Considering that this research has as objective the elaboration of a quantitative method that assists the locational decision process for a network of franchises, it is important to emphasize that the choice of the franchise to be studied has a secondary importance within the construction of the results, since the the purpose is to construct a method that can be reproduced for any institution that is in a process similar to what is being presented.

The activity chosen for the application of the method was the commercialization of chocolates, which has one of its main franchises the Cacau Show network.

The population was then defined as all the stores, located in the Federal District, which have as their main product the fine chocolate, as well as all individuals residing in the Federal District and consuming chocolate. As for the sample, 44 chocolate shops were selected in the Federal District and all the individuals identified as chocolate consumers in the 2008-2009 Family Budget Survey.

It is also necessary to have a precise segmentation of the market. As previously seen, Machine Learning, according to Monard & Baranauskas (2003)Monard, M. C., & Baranauskas, J. A. (2003). Conceitos sobre aprendizado de máquina. In S. O. Rezende (Ed.). Sistemas inteligentes-fundamentos e aplicações (pp. 89-114). Barueri: Manole., uses inductive inference to generalize models and predict future events based on a set of examples supplied to the inductor. In this way, the data obtained based on the 2008-2009 IBGE POF will serve as input for the Machine to recognize patterns among chocolate consumers and then be able to predict the demand for the product within the region studied.

Defined the demand for the desired product and the sample of franchises and companies within the Federal District that sell similar products or that may be considered competitors, it will be possible to identify business opportunities for the installation of a new franchise.

3.2 Basket of products

For the elaboration of the basket of products, all the products related to the consumption of fine chocolates found in POF 2008-2009 were selected. After the selection, the final basket of products related to the consumption of fine chocolates obtained a total of 62 items.
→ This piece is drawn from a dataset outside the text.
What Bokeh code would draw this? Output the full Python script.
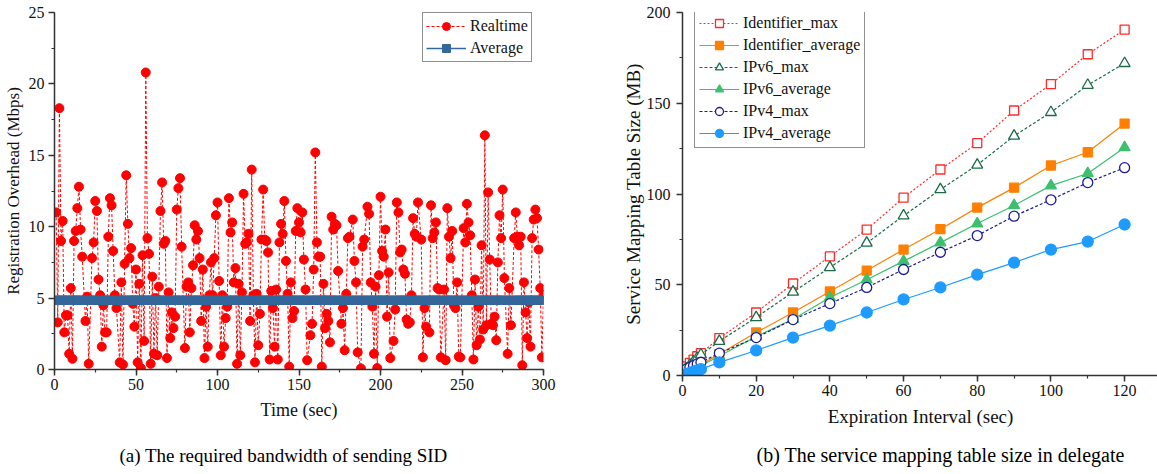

3.3 Selection of variables

After the elaboration of the Basket of Products, the next step was to select the variables that can influence the consumption of chocolate. The company Ipsos carried out in 2015 a research whose objective was to identify the main motivations of consumers to buy chocolate. In his research, conducted with the focus on chocolate, it was found that age is a very relevant factor when trying to understand the consumption of chocolate in Brazil. Their data show that 89% of respondents, aged between 13 and 19, claim to consume chocolate, while only 42% of respondents over 60 years old had a positive response regarding the consumption of this product, showing that age discrimination can reveal quite different patterns, and the inclusion of this variable in the model tends to increase its explanatory power.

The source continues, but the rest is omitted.